Today marks a milestone in the Playhouse’s history, as 50 years ago the campaign for Leeds to have its own Playhouse was heard before a public meeting held at the Leeds Town Hall. The campaign, which began four years before, had rapidly gained momentum resulting in widespread public support calling for a purpose-built producing theatre for the city of Leeds.
This significant moment on 5 May 1968 saw campaigner Doreen Newlyn at Leeds Town Hall claim Leeds needed a professional repertory theatre. Supported by Leeds born Hollywood legend Peter O’Toole, Hunslet-born Keith Waterhouse and, then Artistic Director of Nottingham Playhouse, John Neville, the group protested to the people of Leeds ‘a city without a theatre is a city without a heart’. The Town Hall was filled to capacity with over 200 more supporters being turned away.
Leeds Playhouse, as it was originally known, was largely built on small donations from local people who raised £20,000 after a public appeal for funds. Leeds City Council, which had originally opposed the project, matched the figure and pledged a further £20,000 (and £5000 annually) towards the development.
The project went ahead following further grants from Arts Council England and the Gulbenkian Foundation, with the foundation stone laid on the southern edge of Leeds University campus in September 1969. Leeds Playhouse opened its doors for the first time one year later in September 1970. Leeds University hosted the theatre for 20 years before it moved to its current site on Quarry Hill in 1990.
Lead campaigner Doreen Newlyn said: “May 5 was a day of triumph and delight. It decisively established the campaign for all to see. This was about establishing a theatre for the community, to enrich the lives of all our citizens, old and young, for years to come. It was hard work and wasn’t without its turmoil and disappointment, but we were socially motivated and determined to succeed. It fills me with great pleasure to see the vision and ideals laid out at the Town Hall meeting are still being realised today.”
West Yorkshire Playhouse Artistic Director James Brining said: “It is wonderful that the core values of community and inclusivity that sparked a group of passionate and dedicated individuals over 50 years ago are still at the heart of the Playhouse today.
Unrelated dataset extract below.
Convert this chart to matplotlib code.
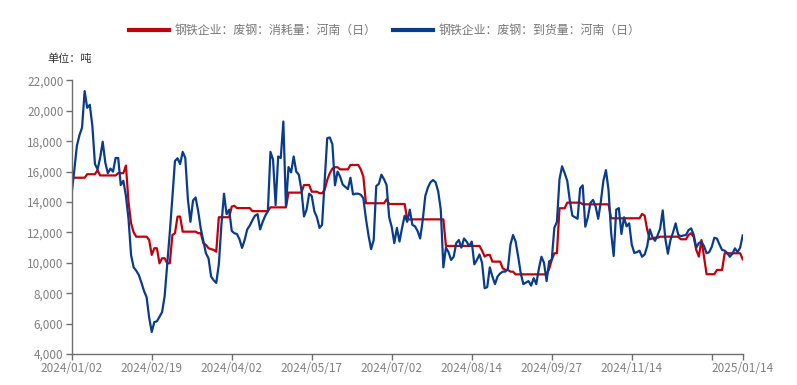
import matplotlib
matplotlib.use("Agg")
import matplotlib.pyplot as plt

plt.rcParams['font.family'] = ['Noto Sans CJK SC', 'DejaVu Sans']

tick_labels = ["2024/01/02", "2024/02/19", "2024/04/02", "2024/05/17", "2024/07/02",
               "2024/08/14", "2024/09/27", "2024/11/14", "", "2025/01/14"]
tick_index = [0, 31, 62, 93, 124, 155, 186, 217, 248, 260]

consumption = [
    15600, 15600, 15600, 15600, 15600, 15600, 15830, 15830, 15830, 15830,
    16100, 15750, 15750, 15750, 15750, 15750, 15750, 15750, 15900, 15900,
    15900, 16400, 14000, 12600, 12000, 11720, 11720, 11720, 11720, 11720,
    11500, 10520, 10960, 10960, 9970, 10300, 10300, 9970, 9970, 11830,
    11950, 13040, 13040, 12050, 12050, 12050, 12050, 12050, 12050, 11950,
    11950, 11290, 11180, 10960, 10900, 10850, 10730, 13000, 13000, 13000,
    13000, 13000, 13700, 13750, 13600, 13600, 13600, 13600, 13600, 13600,
    13400, 13400, 13400, 13400, 13400, 13400, 13400, 13650, 13650, 13650,
    13650, 13650, 13650, 13650, 14620, 14620, 14620, 14620, 14620, 14620,
    15120, 15120, 15120, 14680, 14680, 14680, 14580, 14580, 14800, 15450,
    15900, 16200, 16290, 16290, 16150, 16150, 16150, 16150, 16440, 16440,
    16440, 16440, 16150, 15670, 13920, 13920, 13920, 13920, 13920, 13920,
    13920, 13920, 14180, 13870, 13870, 13870, 13870, 13870, 13870, 13870,
    12860, 12860, 12860, 12860, 12860, 12860, 12860, 12860, 12860, 12860,
    12860, 12860, 12860, 12860, 12860, 11110, 11110, 11110, 11110, 11110,
    11110, 11110, 11110, 11110, 11110, 11110, 11110, 11110, 11110, 10800,
    10410, 10520, 10520, 10080, 10080, 10080, 10080, 9640, 9530, 9530,
    9420, 9420, 9240, 9240, 9240, 9240, 9240, 9240, 9240, 9240,
    9240, 9240, 9240, 9240, 9240, 9600, 10190, 10630, 10630, 13590,
    13590, 13590, 13960, 13960, 13960, 13960, 13960, 13960, 13850, 13850,
    13850, 13850, 13850, 13850, 13850, 13850, 13850, 13850, 13850, 12930,
    12930, 12930, 12930, 12930, 12930, 12930, 12930, 12930, 12930, 12930,
    12930, 13220, 13100, 12160, 11550, 11610, 11650, 11650, 11720, 11720,
    11720, 11720, 11720, 11720, 11720, 11720, 11550, 11550, 11550, 11830,
    11950, 11700, 10850, 10410, 11500, 10400, 9250, 9250, 9250, 9250,
    9530, 9530, 9530, 10630, 10630, 10630, 10630, 10630, 10630, 10630,
    10230,
]

arrivals = [
    14600, 16100, 17700, 18400, 18900, 21300, 20200, 20400, 19000, 16500,
    16150, 16900, 17970, 16600, 15900, 16200, 16000, 16900, 16900, 15120,
    15400, 14400, 12900, 10500, 9700, 9480, 9200, 8700, 8150, 7750,
    6400, 5450, 6100, 6150, 6450, 6750, 7800, 9900, 12000, 14300,
    16700, 16880, 16500, 17300, 16900, 14200, 12700, 14100, 14300, 13400,
    12250, 11450, 10630, 10300, 9100, 8850, 8680, 9900, 12500, 14550,
    13200, 13500, 12100, 11950, 11900, 11550, 10980, 11500, 12200, 12450,
    12800, 13100, 13200, 12200, 12700, 13100, 13400, 17300, 16800, 13800,
    17000, 16900, 19300, 13700, 16300, 15950, 17000, 16000, 15800, 14800,
    13050, 13500, 14550, 14400, 13400, 13000, 12300, 12500, 15300, 18200,
    18250, 17800, 15100, 16000, 15670, 15150, 15000, 14850, 15600, 14500,
    14550, 14550, 14480, 14250, 12900, 11800, 10900, 11500, 15050, 15200,
    15800, 15500, 15120, 13000, 12350, 11300, 12300, 11400, 12300, 13100,
    12700, 13500, 12500, 12400, 12100, 11600, 12800, 14400, 14950, 15300,
    15450, 15300, 14700, 13500, 9700, 11000, 10700, 10190, 10400, 11300,
    11500, 11000, 11600, 11400, 11100, 11400, 9900, 10190, 10550, 10000,
    8330, 8400, 9700, 9100, 8600, 9100, 9300, 9420, 9420, 9600,
    11200, 11830, 11400, 10400, 9300, 8600, 8700, 8800, 8500, 8990,
    8600, 9600, 10400, 10000, 8800, 10100, 10200, 12300, 12700, 15500,
    16350, 15900, 15400, 14100, 13100, 13000, 12900, 14900, 15100, 12380,
    13000, 13950, 14140, 13700, 12900, 14000, 15400, 16100, 14800, 12000,
    10450, 13500, 13600, 11900, 13000, 12400, 12600, 11200, 10650, 10700,
    10800, 10400, 10550, 11100, 12200, 11700, 11450, 11800, 12250, 13450,
    11600, 10600, 11500, 12000, 12600, 11850, 11750, 11800, 11830, 12150,
    12270, 11850, 11000, 11300, 11400, 11100, 10630, 10700, 11050, 11650,
    11600, 11200, 10850, 10800, 10650, 10400, 10600, 10950, 10700, 11000,
    11800,
]

series_names = ["钢铁企业：废钢：消耗量：河南（日）", "钢铁企业：废钢：到货量：河南（日）"]
RED = "#C0000B"
BLUE = "#0A3C8C"
GRAY = "#6E6E6E"

fig = plt.figure(figsize=(7.97, 3.85), dpi=100)
ax = fig.add_axes([0.09, 0.0805, 0.8419, 0.7105])

x = list(range(len(arrivals)))
ax.plot(x, consumption, color=RED, lw=1.6, label=series_names[0], solid_joinstyle='round')
ax.plot(x, arrivals, color=BLUE, lw=1.6, label=series_names[1], solid_joinstyle='round')

ax.set_xlim(0, len(arrivals) - 1)
ax.set_ylim(4000, 22000)
ax.set_yticks(range(4000, 22001, 2000))
ax.set_yticklabels([f"{v:,}" for v in range(4000, 22001, 2000)])
ax.set_xticks(tick_index)
ax.set_xticklabels(tick_labels)

for s in ["top", "right"]:
    ax.spines[s].set_visible(False)
for s in ["left", "bottom"]:
    ax.spines[s].set_color(GRAY)
    ax.spines[s].set_linewidth(1.0)
ax.tick_params(axis="both", colors=GRAY, labelcolor="#808080", labelsize=8.5,
               length=4, width=1.0, direction="out", pad=2)

fig.text(0.06, 0.84, "单位：吨", fontsize=8, color="#333333")

leg = fig.legend(loc="upper center", bbox_to_anchor=(0.483, 0.965), ncol=2,
                 frameon=False, fontsize=8.6, handlelength=3.3, columnspacing=1.4,
                 handletextpad=0.5, labelcolor="#777777")
for line in leg.get_lines():
    line.set_linewidth(3)

fig.savefig("out.png", dpi=100)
We pride ourselves on our pioneering creative engagement work, our nurturing artist development programme and producing world class theatre, from the large scale to the intimate. We’re constantly challenging perceptions on and off our stages, and are continuing to grow and strengthen the relationship this theatre has with the city of Leeds and beyond.
We are indebted to the original 13 campaigners including Doreen for their vision and relentless energy in making it happen in the first place and I’m delighted that she feels we are living up to their ideals.”
This 50 year landmark moment marks a pivotal turning point in the Playhouse’s history. From July 2018 West Yorkshire Playhouse will embark on a major redevelopment project, with the current building on the Quarry Hill site being transformed and modernised, with changes including a new city-facing entrance, improved access in and around the theatre, and the addition of a new studio theatre space, the Bramall Rock Void.